La dernière fois que nous avions écouté Alexander Malofeev ici même, Salle Gaveau, nous étions sorti partagé entre une franche admiration pour le pianiste et un certain étonnement devant la propension du musicien à bousculer les œuvres. Depuis, nous avons suivi sur les réseaux sa carrière brillante à travers le monde. Si brillante qu'on n'arrivait pas à comprendre pourquoi aucun éditeur de disques ne le prenait sous contrat et pourquoi aucun orchestre parisien ne l'invitait. Le voici chez Sony pour qui il vient de passer une semaine en studio. Les orchestres parisiens ? Attendons qu'ils mettent leurs fiches à jour.
Mais le voici qui entre en scène, plutôt grand et baraqué, tout de noir vêtu mais pas endimanché. Il salue et se lance dans les trois Klavierstücke op. posthume de Schubert qui ouvrent un programme de récital exemplaire. On retrouve dans l'instant cette pâte pianistique magnifique, cette sonorité douce, dorée, dense et aérienne à la fois, tant Malofeev met la pédale avec art et sait avoir la main légère. On entend tout, sans qu'à aucun moment il mette un coup de projecteur ici ou là. Il entend tout, il joue tout et nous entendons donc tout.
Les modulations prennent une saveur décuplée par le fait qu'il n'insiste jamais sur le plan expressif : il ne les souligne pas au stabilo. Si les tempos sont parfaits, les nuances infiniment variées, ce Schubert perd néanmoins en immédiateté, en frémissements, en inquiétudes, en ligne de chant ce qu'il gagne en pur hédonisme. Cet art pianistique raffiné se substitue à la musique plus qu'il ne se soumet à son sens profond.

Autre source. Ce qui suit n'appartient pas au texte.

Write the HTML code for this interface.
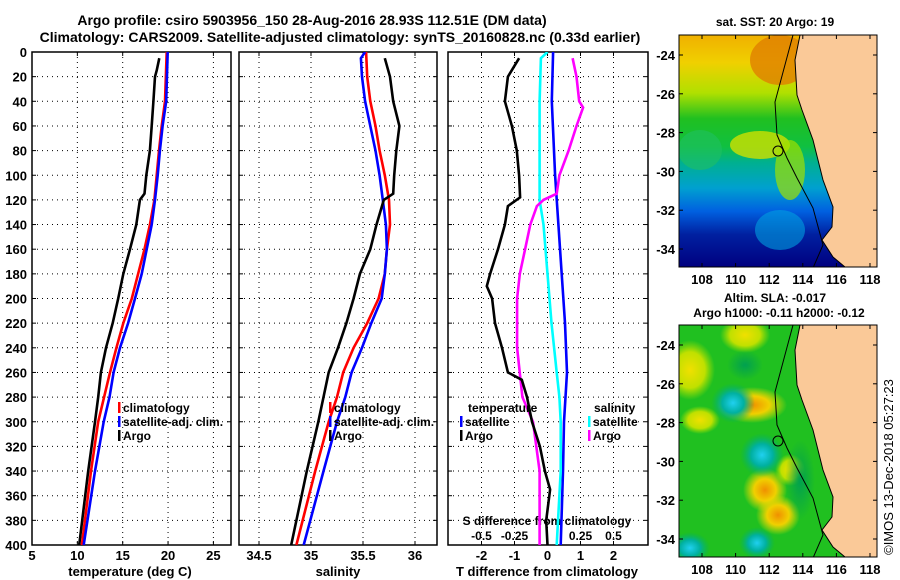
<!DOCTYPE html>
<html><head><meta charset="utf-8">
<style>
html,body{margin:0;padding:0;background:#fff;}
svg{display:block;font-family:"Liberation Sans",sans-serif;font-weight:bold;}
</style></head>
<body>
<svg id="chart" width="900" height="580" viewBox="0 0 900 580" xmlns="http://www.w3.org/2000/svg">
<defs>
<linearGradient id="sstgrad" x1="0" y1="0" x2="0" y2="1">
<stop offset="0" stop-color="#f0b000"/>
<stop offset="0.12" stop-color="#f0d000"/>
<stop offset="0.25" stop-color="#b0e000"/>
<stop offset="0.36" stop-color="#20c020"/>
<stop offset="0.48" stop-color="#10c040"/>
<stop offset="0.55" stop-color="#00b090"/>
<stop offset="0.66" stop-color="#00a0d0"/>
<stop offset="0.76" stop-color="#0060e0"/>
<stop offset="0.86" stop-color="#0020a0"/>
<stop offset="1" stop-color="#000080"/>
</linearGradient>
<radialGradient id="gOr"><stop offset="0" stop-color="#f09000"/><stop offset="0.5" stop-color="#f0d000"/><stop offset="1" stop-color="#f0e000" stop-opacity="0"/></radialGradient>
<radialGradient id="gYe"><stop offset="0" stop-color="#f0e000"/><stop offset="0.6" stop-color="#c0e000"/><stop offset="1" stop-color="#a0e000" stop-opacity="0"/></radialGradient>
<radialGradient id="gCy"><stop offset="0" stop-color="#20d0f0"/><stop offset="0.5" stop-color="#00b0a0"/><stop offset="1" stop-color="#00b060" stop-opacity="0"/></radialGradient>
<radialGradient id="gDg"><stop offset="0" stop-color="#00a050"/><stop offset="1" stop-color="#00a050" stop-opacity="0"/></radialGradient>
<clipPath id="c1"><rect x="32" y="52" width="199" height="493"/></clipPath>
<clipPath id="c2"><rect x="239" y="52" width="198" height="493"/></clipPath>
<clipPath id="c3"><rect x="448" y="52" width="200" height="493"/></clipPath>
<clipPath id="cm1"><rect x="679" y="35" width="198" height="232"/></clipPath>
<clipPath id="cm2"><rect x="679" y="325" width="198" height="232"/></clipPath>
</defs>

<text x="312" y="25" font-size="14" text-anchor="middle">Argo profile: csiro 5903956_150 28-Aug-2016 28.93S 112.51E (DM data)</text>
<text x="340" y="42" font-size="14" text-anchor="middle">Climatology: CARS2009. Satellite-adjusted climatology: synTS_20160828.nc (0.33d earlier)</text>

<g id="maps">
<g clip-path="url(#cm1)">
<rect x="679" y="35" width="198" height="232" fill="url(#sstgrad)"/>
<ellipse cx="780" cy="60" rx="30" ry="25" fill="#e08000" opacity="0.8"/>
<ellipse cx="760" cy="145" rx="30" ry="14" fill="#d0e000" opacity="0.8"/>
<ellipse cx="790" cy="170" rx="15" ry="30" fill="#a0e000" opacity="0.7"/>
<ellipse cx="700" cy="150" rx="22" ry="20" fill="#20c060" opacity="0.6"/>
<ellipse cx="780" cy="230" rx="25" ry="20" fill="#00a0e0" opacity="0.6"/>
<polygon fill="#fac998" points="800,35 795,60 797,95 802,110 813,140 823,180 833,207 832,227 822,240 833,257 845,267 877,267 877,35"/>
<polyline fill="none" stroke="#000" stroke-width="1" points="793,35 775,102 777,135 787,158 797,178 813,208 823,245 813,268"/>
<polyline fill="none" stroke="#000" stroke-width="1" points="800,35 795,60 797,95 802,110 813,140 823,180 833,207 832,227 822,240 833,257 845,267"/>
<circle cx="778" cy="151" r="5" fill="none" stroke="#000" stroke-width="1"/>
</g>
<rect x="679" y="35" width="198" height="232" fill="none" stroke="#000" stroke-width="1"/>
<text x="775" y="26" font-size="12" text-anchor="middle">sat. SST: 20 Argo: 19</text>

<g clip-path="url(#cm2)">
<rect x="679" y="325" width="198" height="232" fill="#20c020"/>
<ellipse cx="690" cy="370" rx="25" ry="30" fill="url(#gYe)"/>
<ellipse cx="745" cy="335" rx="25" ry="18" fill="url(#gYe)"/>
<ellipse cx="752" cy="405" rx="35" ry="18" fill="url(#gOr)"/>
<ellipse cx="700" cy="420" rx="20" ry="14" fill="url(#gYe)"/>
<ellipse cx="790" cy="470" rx="15" ry="16" fill="url(#gYe)"/>
<ellipse cx="765" cy="490" rx="22" ry="22" fill="url(#gOr)"/>
<ellipse cx="778" cy="515" rx="22" ry="20" fill="url(#gOr)"/>
<ellipse cx="733" cy="403" rx="22" ry="20" fill="url(#gCy)"/>
<ellipse cx="762" cy="455" rx="22" ry="22" fill="url(#gCy)"/>
<ellipse cx="757" cy="543" rx="18" ry="16" fill="url(#gCy)"/>
<ellipse cx="690" cy="548" rx="20" ry="16" fill="url(#gCy)"/>
<ellipse cx="800" cy="480" rx="15" ry="40" fill="url(#gDg)"/>
<ellipse cx="745" cy="365" rx="18" ry="15" fill="url(#gDg)"/>
<polygon fill="#fac998" points="800,325 795,350 797,385 802,400 813,430 823,470 833,497 832,517 822,530 833,547 845,557 877,557 877,325"/>
<polyline fill="none" stroke="#000" stroke-width="1" points="793,325 775,392 777,425 787,448 797,468 813,498 823,535 813,558"/>
<polyline fill="none" stroke="#000" stroke-width="1" points="800,325 795,350 797,385 802,400 813,430 823,470 833,497 832,517 822,530 833,547 845,557"/>
<circle cx="778" cy="441" r="5" fill="none" stroke="#000" stroke-width="1"/>
</g>
<rect x="679" y="325" width="198" height="232" fill="none" stroke="#000" stroke-width="1"/>
<text x="775" y="302" font-size="12" text-anchor="middle">Altim. SLA: -0.017</text>
<text x="779" y="317" font-size="12" text-anchor="middle">Argo h1000: -0.11 h2000: -0.12</text>
<text font-size="13" font-weight="normal" text-anchor="middle" transform="translate(893,467) rotate(-90)">©IMOS 13-Dec-2018 05:27:23</text>
</g>
<g id="dyn"></g>
</svg>
<script>
// ---------- data ----------
const depthTicks=[0,20,40,60,80,100,120,140,160,180,200,220,240,260,280,300,320,340,360,380,400];
const tempTicks=[5,10,15,20,25];
const salTicks=[34.5,35,35.5,36];
const tdiffTicks=[-2,-1,0,1,2];
const sdiffTicks=[-0.5,-0.25,0.25,0.5];
const sdiffTickLabels=["-0.5","-0.25","0.25","0.5"];
const lonTicks=[108,110,112,114,116,118];
const latTicks=[-24,-26,-28,-30,-32,-34];

const argoTDepth=[5,15,20,40,60,80,100,115,120,140,160,180,200,220,240,260,280,300,340,400];
const argoTemp=[19.04,18.75,18.56,18.38,18.2,18.0,17.6,17.4,16.9,16.5,15.8,15.07,14.5,13.9,13.16,12.6,12.3,11.95,11.2,10.2];
const climDepth=[0,40,60,80,100,120,140,160,180,200,220,240,260,280,300,340,400];
const climTemp=[19.85,19.66,19.3,19.0,18.75,18.5,18.0,17.4,16.7,16.0,15.07,14.3,13.6,12.95,12.3,11.5,10.5];
const satTemp=[19.96,19.8,19.4,19.1,18.86,18.56,18.2,17.65,17.1,16.36,15.6,14.7,14.0,13.55,12.9,11.95,10.7];

const argoSDepth=[5,20,40,60,80,100,115,120,140,160,180,200,220,240,260,280,300,340,400];
const argoSal=[35.71,35.76,35.79,35.85,35.82,35.8,35.79,35.7,35.63,35.57,35.47,35.41,35.34,35.26,35.17,35.12,35.07,34.96,34.81];
const climSDepth=[0,20,40,60,80,100,120,140,160,180,200,220,240,260,280,300,340,400];
const climSal=[35.53,35.54,35.57,35.62,35.66,35.71,35.75,35.76,35.73,35.71,35.65,35.54,35.41,35.31,35.25,35.17,35.04,34.86];
const satSDepth=[0,5,20,40,60,80,100,120,140,160,180,200,220,240,260,280,300,340,400];
const satSal=[35.52,35.48,35.49,35.52,35.57,35.62,35.66,35.69,35.72,35.73,35.71,35.68,35.58,35.49,35.39,35.33,35.25,35.12,34.93];

const dTDepthArgo=[5,20,40,60,80,100,118,125,140,160,180,190,200,220,240,260,266,280,300,320,340,355,380,400];
const dTArgo=[-0.86,-1.2,-1.29,-1.08,-0.93,-0.86,-0.83,-1.2,-1.29,-1.5,-1.74,-1.84,-1.68,-1.59,-1.38,-1.2,-0.78,-0.62,-0.47,-0.23,-0.08,0.08,-0.04,0];
const dTDepthSat=[0,40,100,140,180,220,260,300,340,400];
const dTSat=[0.17,0.13,0.23,0.33,0.43,0.53,0.59,0.5,0.47,0.4];
const dSDepthSat=[0,5,40,120,140,180,220,260,280,300,340,400];
const dSSat=[0,-0.05,-0.06,-0.06,-0.03,0,0.03,0.07,0.09,0.1,0.1,0.07];
const dSDepthArgo=[5,20,40,45,60,80,100,115,120,125,140,160,180,200,240,280,300,340,370,400];
const dSArgo=[0.19,0.22,0.24,0.27,0.22,0.16,0.09,0.07,-0.03,-0.08,-0.13,-0.17,-0.21,-0.23,-0.23,-0.19,-0.11,-0.06,-0.06,-0.06];

// ---------- axes ----------
const Y0=52,Y1=545;
const yD=d=>Y0+d*(Y1-Y0)/400;
const xT=v=>32+(v-5)*9.07;
const xS=v=>311+(v-35)*104;
const xDT=v=>547.5+v*33;
const xDS=v=>547.5+v*132;
const xLon=v=>702+(v-108)*16.8;
const yLat1=v=>55+(-24-v)*19.4;
const yLat2=v=>345+(-24-v)*19.4;

const NS="http://www.w3.org/2000/svg";
const root=document.getElementById('dyn');
function mk(tag,attrs,parent){const e=document.createElementNS(NS,tag);for(const k in attrs)e.setAttribute(k,attrs[k]);(parent||root).appendChild(e);return e;}
function txt(x,y,s,anchor,size){const t=mk('text',{x:x,y:y,'font-size':size||12,'text-anchor':anchor||'middle'});t.textContent=s;return t;}

const panels=[{x0:32,x1:231,clip:'c1'},{x0:239,x1:437,clip:'c2'},{x0:448,x1:648,clip:'c3'}];
panels.forEach((p,i)=>{
  const g=mk('g',{});
  
  
  depthTicks.forEach((d,k)=>{
    if(k>0&&k<depthTicks.length-1){mk('line',{x1:p.x0,x2:p.x1,y1:yD(d),y2:yD(d),stroke:'#000','stroke-width':1,'stroke-dasharray':'1,4'},g);}
    mk('line',{x1:p.x0,x2:p.x0+4,y1:yD(d),y2:yD(d),stroke:'#000'},g);
    mk('line',{x1:p.x1-4,x2:p.x1,y1:yD(d),y2:yD(d),stroke:'#000'},g);
  });
});
depthTicks.forEach(d=>{
  const t=txt(27,yD(d)+5,String(d),'end',13);
  
  
});
function vgrid(vals,fx,labels,ly){
  vals.forEach((v,i)=>{
    const x=fx(v);
    mk('line',{x1:x,x2:x,y1:Y0,y2:Y1,stroke:'#000','stroke-dasharray':'1,4'});
    mk('line',{x1:x,x2:x,y1:Y1-4,y2:Y1,stroke:'#000'});
    mk('line',{x1:x,x2:x,y1:Y0,y2:Y0+4,stroke:'#000'});
    if(labels){const t=txt(x,ly,labels[i],'middle',13);
      
      }
  });
}
vgrid(tempTicks,xT,tempTicks.map(String),560);
vgrid(salTicks,xS,salTicks.map(String),560);
vgrid(tdiffTicks,xDT,tdiffTicks.map(String),560);
sdiffTicks.forEach((v,i)=>{const t=txt(xDS(v),540,sdiffTickLabels[i],'middle',12);
  
  });
panels.forEach((p,i)=>{
  const r=mk('rect',{x:p.x0,y:Y0,width:p.x1-p.x0,height:Y1-Y0,fill:'none',stroke:'#000','stroke-width':1.5});
  
  
});
let t=txt(130,576,'temperature (deg C)','middle',13);


t=txt(338,576,'salinity','middle',13);


t=txt(547,576,'T difference from climatology','middle',13);


t=txt(547,525,'S difference from climatology','middle',12);



function line(depths,vals,fx,color,clip,name){
  const pts=depths.map((d,i)=>fx(vals[i]).toFixed(1)+','+yD(d).toFixed(1)).join(' ');
  const pl=mk('polyline',{points:pts,fill:'none',stroke:color,'stroke-width':2.6,'clip-path':'url(#'+clip+')'});
  
  
}
line(climDepth,climTemp,xT,'#ff0000','c1','climatology-temperature-line');
line(climDepth,satTemp,xT,'#0000ff','c1','satellite-temperature-line');
line(argoTDepth,argoTemp,xT,'#000000','c1','argo-temperature-line');
line(climSDepth,climSal,xS,'#ff0000','c2','climatology-salinity-line');
line(satSDepth,satSal,xS,'#0000ff','c2','satellite-salinity-line');
line(argoSDepth,argoSal,xS,'#000000','c2','argo-salinity-line');
line(dTDepthSat,dTSat,xDT,'#0000ff','c3','satellite-t-diff-line');
line(dSDepthSat,dSSat,xDS,'#00ffff','c3','satellite-s-diff-line');
line(dSDepthArgo,dSArgo,xDS,'#ff00ff','c3','argo-s-diff-line');
line(dTDepthArgo,dTArgo,xDT,'#000000','c3','argo-t-diff-line');

function legend(x,y,color,label,name){
  const g=mk('g',{});
  
  
  mk('rect',{x:x,y:y-10,width:2.5,height:11,fill:color},g);
  const tt=mk('text',{x:x+5,y:y,'font-size':12},g);tt.textContent=label;
}
legend(118,412,'#ff0000','climatology','legend-climatology-t');
legend(118,426,'#0000ff','satellite-adj. clim.','legend-satellite-t');
legend(118,440,'#000000','Argo','legend-argo-t');
legend(329,412,'#ff0000','climatology','legend-climatology-s');
legend(329,426,'#0000ff','satellite-adj. clim.','legend-satellite-s');
legend(329,440,'#000000','Argo','legend-argo-s');
t=txt(468,412,'temperature','start',12);


legend(460,426,'#0000ff','satellite','legend-satellite-dt');
legend(460,440,'#000000','Argo','legend-argo-dt');
t=txt(594,412,'salinity','start',12);


legend(588,426,'#00ffff','satellite','legend-satellite-ds');
legend(588,440,'#ff00ff','Argo','legend-argo-ds');

[[35,267,yLat1],[325,557,yLat2]].forEach((m)=>{
  lonTicks.forEach(v=>{
    const x=xLon(v);
    mk('line',{x1:x,x2:x,y1:m[1],y2:m[1]-4,stroke:'#000'});
    mk('line',{x1:x,x2:x,y1:m[0],y2:m[0]+4,stroke:'#000'});
    const tl=txt(x,m[1]+17,String(v),'middle',13);
    
    
  });
  latTicks.forEach(v=>{
    const y=m[2](v);
    mk('line',{x1:679,x2:683,y1:y,y2:y,stroke:'#000'});
    mk('line',{x1:877,x2:873,y1:y,y2:y,stroke:'#000'});
    const tl=txt(675,y+5,String(v),'end',13);
    
    
  });
});
</script>
</body></html>
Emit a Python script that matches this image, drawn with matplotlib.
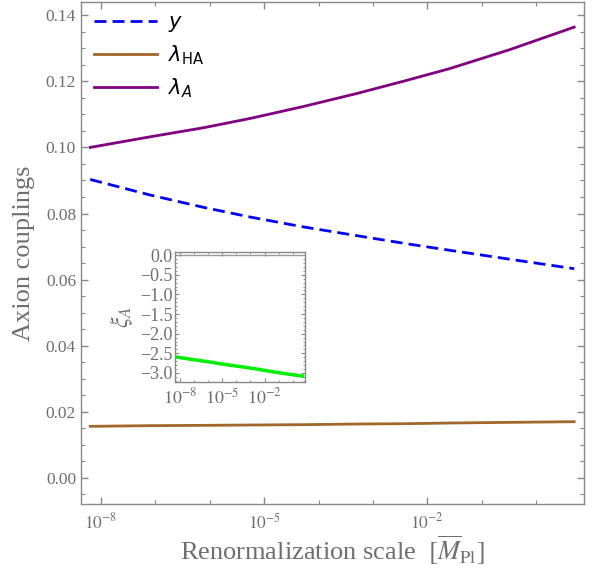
import matplotlib
matplotlib.use("Agg")
import matplotlib.pyplot as plt
from matplotlib.font_manager import FontProperties
from matplotlib.ticker import MultipleLocator, FixedLocator, NullFormatter
import numpy as np

plt.rcParams['font.family'] = ['Liberation Serif', 'DejaVu Serif']
plt.rcParams['mathtext.fontset'] = 'stix'

# values (log10 of scale)
log_mu = [-8.2, -7.1, -6.1, -5.25, -4.3, -3.3, -2.4, -1.6, -0.5, 0.7]
y_vals = [0.0903, 0.0856, 0.0818, 0.0789, 0.0760, 0.0733, 0.0709, 0.0689, 0.0662, 0.0633]
lam_A = [0.1000, 0.1032, 0.1060, 0.1088, 0.1123, 0.1163, 0.1202, 0.1238, 0.1295, 0.1364]
lam_HA = [0.0156, 0.0158, 0.0159, 0.0160, 0.0161, 0.0163, 0.0164, 0.0166, 0.0168, 0.0170]
xi_A = [-2.60, -2.66, -2.71, -2.76, -2.81, -2.86, -2.91, -2.96, -3.02, -3.08]
xi_zero = [0.0] * len(log_mu)

mu = 10.0 ** np.array(log_mu)
xlim = (10 ** -8.37, 10 ** 0.88)
xtick_pos = [1e-8, 1e-5, 1e-2]
xtick_lab = [r'$10^{-8}$', r'$10^{-5}$', r'$10^{-2}$']
decades = [10.0 ** k for k in range(-8, 1)]

gray = '#888888'
txt = '#6e6e6e'

fig = plt.figure(figsize=(5.99, 5.72), dpi=100)
ax = fig.add_axes([0.1352, 0.1189, 0.8397, 0.8776])

ax.plot(mu, y_vals, color='#0000ff', lw=2, ls=(0, (4.3, 2.2)), label=r'$y$')
ax.plot(mu, lam_HA, color='#a0662a', lw=2, label=r'$\lambda_{\mathrm{HA}}$')
ax.plot(mu, lam_A, color='#800080', lw=2, label=r'$\lambda_A$')

ax.set_xscale('log')
ax.set_xlim(*xlim)
ax.set_ylim(-0.0079, 0.144)
ax.xaxis.set_major_locator(FixedLocator(xtick_pos))
ax.set_xticklabels(xtick_lab)
ax.xaxis.set_minor_locator(FixedLocator(decades))
ax.xaxis.set_minor_formatter(NullFormatter())
ax.yaxis.set_major_locator(MultipleLocator(0.02))
ax.yaxis.set_minor_locator(MultipleLocator(0.005))
ax.yaxis.set_major_formatter(plt.FuncFormatter(lambda v, p: f'{v:.2f}'))

for s in ax.spines.values():
    s.set_color(gray)
    s.set_linewidth(1)
ax.tick_params(which='both', direction='in', top=True, right=True, color=gray,
               labelcolor=txt, labelsize=12.5)
ax.tick_params(which='major', length=5, width=1)
ax.tick_params(which='minor', length=3, width=0.8)
ax.tick_params(axis='x', pad=6)

ax.set_xlabel(r'Renormalization scale  $[\overline{M}_{\mathrm{Pl}}]$', fontsize=19, color=txt, labelpad=1)
ax.set_ylabel('Axion couplings', fontsize=19, color=txt, labelpad=8)

leg_font = FontProperties(family='DejaVu Sans', size=15, math_fontfamily='dejavusans')
ax.legend(loc='upper left', prop=leg_font, frameon=False, handlelength=3.0,
          handletextpad=0.55, labelspacing=0.45, borderaxespad=0.0,
          bbox_to_anchor=(0.01, 0.996))

# inset
ins = fig.add_axes([0.2922, 0.3322, 0.217, 0.2273])
ins.plot(mu, xi_zero, color='#999999', lw=1)
ins.plot(mu, xi_A, color='#00ee00', lw=2.5)
ins.set_xscale('log')
ins.set_xlim(*xlim)
ins.set_ylim(-3.23, 0.08)
ins.xaxis.set_major_locator(FixedLocator(xtick_pos))
ins.set_xticklabels(xtick_lab)
ins.xaxis.set_minor_locator(FixedLocator(decades))
ins.xaxis.set_minor_formatter(NullFormatter())
ins.yaxis.set_major_locator(MultipleLocator(0.5))
ins.yaxis.set_minor_locator(MultipleLocator(0.1))
ins.yaxis.set_major_formatter(plt.FuncFormatter(lambda v, p: f'{v:.1f}'.replace('-', '\u2212')))
for s in ins.spines.values():
    s.set_color(gray)
    s.set_linewidth(1)
ins.tick_params(which='both', direction='in', top=True, right=True, color=gray,
                labelcolor=txt, labelsize=13, pad=2)
ins.tick_params(axis='x', pad=4)
ins.tick_params(which='major', length=3, width=0.8)
ins.tick_params(which='minor', length=1.5, width=0.6)
ins.set_ylabel(r'$\xi_A$', fontsize=17, color=txt, labelpad=3)

fig.savefig('out.png', dpi=100)
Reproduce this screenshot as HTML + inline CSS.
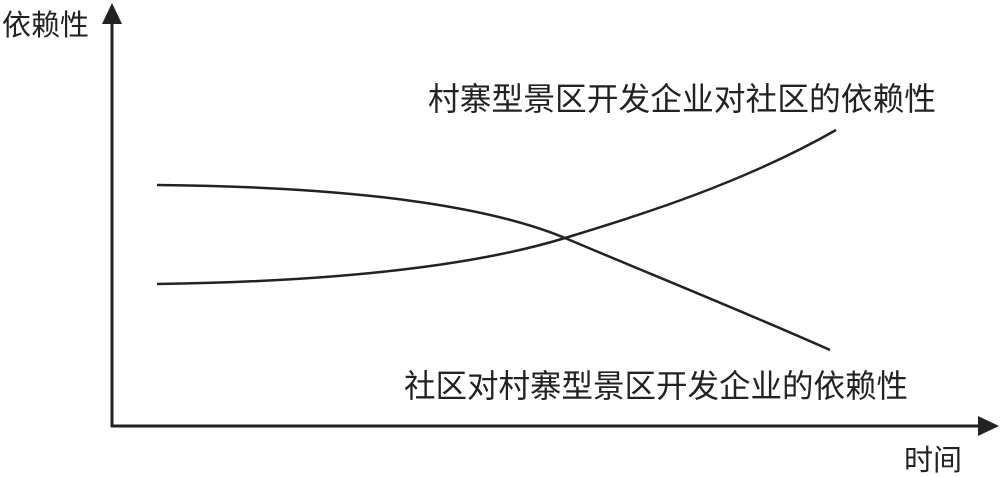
<!DOCTYPE html>
<html><head><meta charset="utf-8"><style>
html,body{margin:0;padding:0;background:#fff;}
svg{display:block}
text{font-family:"Liberation Sans","Noto Sans CJK SC",sans-serif;fill:#222;}
</style></head><body>
<svg width="1000" height="477" viewBox="0 0 1000 477">
<line x1="112" y1="427" x2="112" y2="20" stroke="#222" stroke-width="3"/>
<polygon points="112,3 102,24 122,24" fill="#222"/>
<line x1="111" y1="426" x2="982" y2="426" stroke="#222" stroke-width="3"/>
<polygon points="999,426 978,416 978,436" fill="#222"/>
<path d="M157,185 C380,187 500,211 565,238 C650,274 740,310 830,350" fill="none" stroke="#222" stroke-width="2.5"/>
<path d="M157,284 C380,281 500,258 565,238 C630,218 740,185 836,130" fill="none" stroke="#222" stroke-width="2.5"/>
<text x="2" y="35" font-size="29">依赖性</text>
<text x="904" y="470" font-size="29">时间</text>
<text x="428" y="110" font-size="32" textLength="508" lengthAdjust="spacingAndGlyphs">村寨型景区开发企业对社区的依赖性</text>
<text x="404" y="397" font-size="32" textLength="504" lengthAdjust="spacingAndGlyphs">社区对村寨型景区开发企业的依赖性</text>
</svg>
</body></html>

Vient la Sonate n° 3 de Dmitri Kabalevski (1904-1987), rarissimement jouée à l'ouest et même en Russie depuis la fin de l'URSS. Cette œuvre de 1946, brillante, solide, inspirée – un peu trop alla Prokofiev, mais réussie – ménage des mouvements de bravoure incandescents et de rêve dans un « Andante cantabile » atmosphérique. Malofeev y est prodigieux de splendeur pianistique, d'emportements furibards mais toujours contrôlés ; curieusement, ils ne nous touchent pas vraiment. C'est aussi que se confirme sa tendance à couper, à retenir les phrases, à s'écouter mais un peu trop replié sur lui-même . Cela vient peut-être aussi encore d'un manque de pulsation : la musique n'avance pas irrésistiblement malgré une aisance instrumentale phénoménale.